In January of 1914, Helen Keller is invited to speak to Woman’s Club members at the Shubert Theatre. The event is open to the public, and the visually impaired community is invited to the event. Keller’s visit, according to a local article, adds “impetus to the work of the organization for the blind and much is being planned for the society within the next few months.” The event goes so well, Keller is asked to speak again the following year, and a century-long tradition of the Club’s Annual VIP Luncheon (Visually Impaired Persons) is begun.


The original Clubhouse on Harmon Place seems to shrink as membership grows, and a new, bigger location is needed. Designed by architect Léon Arnal, the Clubhouse overlooking Loring Park is built. Katherine Vilas, second Vice President, comments,

"We shall hardly know how to sit tables and eat comfortably in our new Clubhouse. We are so accustomed to balancing trays on our knees."

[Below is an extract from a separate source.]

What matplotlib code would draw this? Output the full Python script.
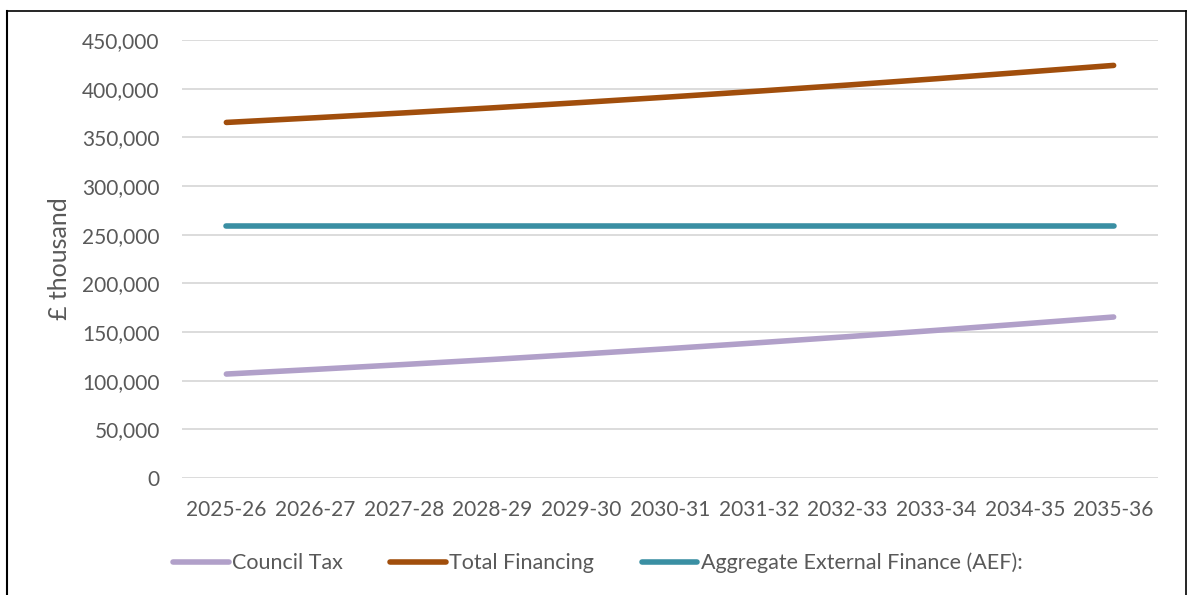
import matplotlib.pyplot as plt
from matplotlib.lines import Line2D
from matplotlib.ticker import FuncFormatter

years = ['2025-26', '2026-27', '2027-28', '2028-29', '2029-30', '2030-31',
         '2031-32', '2032-33', '2033-34', '2034-35', '2035-36']
council_tax = [106800, 111600, 116600, 121800, 127300, 133000,
               139000, 145200, 151700, 158500, 165400]
total_financing = [365300, 370100, 375100, 380300, 385800, 391500,
                   397500, 403700, 410200, 417000, 423900]
aef = [258500, 258500, 258500, 258500, 258500, 258500,
       258500, 258500, 258500, 258500, 258500]

grey = '#595959'
plt.rcParams['font.family'] = ['Lato', 'DejaVu Sans']

fig = plt.figure(figsize=(11.88, 5.95), dpi=100)
ax = fig.add_axes([182 / 1188, 117 / 595, 976 / 1188, 438 / 595])

x = [i + 0.5 for i in range(len(years))]
ax.plot(x, council_tax, color='#B1A0C9', lw=4, solid_capstyle='round', label='Council Tax')
ax.plot(x, total_financing, color='#A14E0C', lw=4, solid_capstyle='round', label='Total Financing')
ax.plot(x, aef, color='#3A8FA3', lw=4, solid_capstyle='round',
        label='Aggregate External Finance (AEF):')

ax.set_xlim(0, len(years))
ax.set_ylim(0, 450000)
ax.set_yticks(range(0, 450001, 50000))
ax.yaxis.set_major_formatter(FuncFormatter(lambda v, p: f'{int(v):,}'))
ax.set_xticks(x)
ax.set_xticklabels(years)
ax.grid(axis='y', color='#D9D9D9', lw=1.3)
ax.set_axisbelow(True)
for s in ax.spines.values():
    s.set_visible(False)
ax.tick_params(length=0, labelsize=15, colors=grey)
ax.tick_params(axis='y', pad=16)
ax.tick_params(axis='x', pad=16)
ax.set_ylabel('£ thousand', fontsize=18, color=grey, labelpad=8)

fig.legend(loc='center', bbox_to_anchor=(0.503, 1 - 563 / 595), ncol=3, frameon=False,
           fontsize=15.5, labelcolor=grey, handlelength=2.6, handletextpad=0.15,
           columnspacing=2.2)

# outer border
fig.add_artist(Line2D([7 / 1188, 7 / 1188], [0, 1 - 11 / 595], color='black', lw=1.5,
                      transform=fig.transFigure))
fig.add_artist(Line2D([7 / 1188, 1186 / 1188], [1 - 11 / 595, 1 - 11 / 595], color='black',
                      lw=1.2, transform=fig.transFigure))
fig.add_artist(Line2D([1186 / 1188, 1186 / 1188], [0, 1 - 11 / 595], color='black', lw=1.2,
                      transform=fig.transFigure))

fig.savefig('out.png', dpi=100)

Arnal, who later would be recognized for his work on the Foshay Tower and the U.S. Post Office, designs the Clubhouse in a Second Renaissance Revival style that harmonizes with the neighboring buildings. Details such as wrought-iron balconets, arched loggia and patterned brickwork create a distinctive landmark as well as a symbol that solidifies the influence of the Club. In 1998, the Clubhouse is officially designated a Historic Building by the City of Minneapolis.


Junior membership is established, allowing young women ages 18 - 30 to become members of the Club at a reduced fee structure. More than 50 young women join in the first year. Junior officers are chosen and each is appointed to sit on a Club Committee to encourage communication and participation.


On November 11, 1940, heavy snowfall brings traffic in central Minnesota to a standstill. A crowd of over 500 is expected for lunch to hear William Henry Chamberlain, who has flown in from Boston, speak. Within two hours, the switchboard handles over 400 calls to cancel due to the weather. The Club’s Vice President manages to get Mr. Chamberlain to U of M radio station WLB, where he broadcasts his talk for members to hear from the safety of their homes. Club employees create makeshift beds in the Clubhouse, as there is no way for them to get home that night. The storm goes down in history as the Armistice Day Blizzard.


Woman’s Club members become very involved in the war effort. In 1942, the Needlework Guild makes about 220 articles, representing over 5000 volunteer hours. 13,715 surgical dressings are made from November 11 through March 16, and 53 members give blood. Club members sell $60,000 in war bonds in that one year, equivalent to over $900,000 today. In an effort to better understand the allies, programs about China, Canada, Mexico, Russia and Philippines are held for members in the Assembly.


The Woman’s Club of Minneapolis is looking for a significant project, one the Club can donate to the city of Minneapolis in honor of the upcoming Bicentennial. One day, then-president Mrs. Catherine (Katy) Lenmark is driving by the vacant 1849 Ard Godfrey House, the oldest remaining frame home in Minneapolis--which has fallen into grave disrepair--and is inspired by an idea. Why not undertake the complete restoration of the house as the Club’s gift?

The Woman's Club of Minneapolis votes to restore the house to the period of 1849-1853, when the Godfrey family built the house and settled there. Some of the home’s original furnishings and household items are located and returned. In the end, over 500 people volunteer over 10,000 hours of labor.

The house is opened to the public on July 4, 1979 and more than 800 people attend.


Beginning in 1990, men are welcomed to join the Woman’s Club as members. The first male Club member, Herb Bissell, is voted in on June 22. Herb is renowned in the Minneapolis business community as an early advocate for the introduction of women into corporate leadership roles.

2006 - 2007

Celebrating 100 years of the Woman's Club! The official opening of the newly constructed Rooftop Terrace kicks off the Centennial on April 22, 2006. Author and storyteller Garrison Keillor speaks at the celebration, calling Minneapolis of 1906 an era when "people of vision could create wonderful institutions." Later the same year, Minneapolis Mayor R.T. Rybak declares April 22 - April 28 to be "The Woman's Club of Minneapolis Week" in the city of Minneapolis.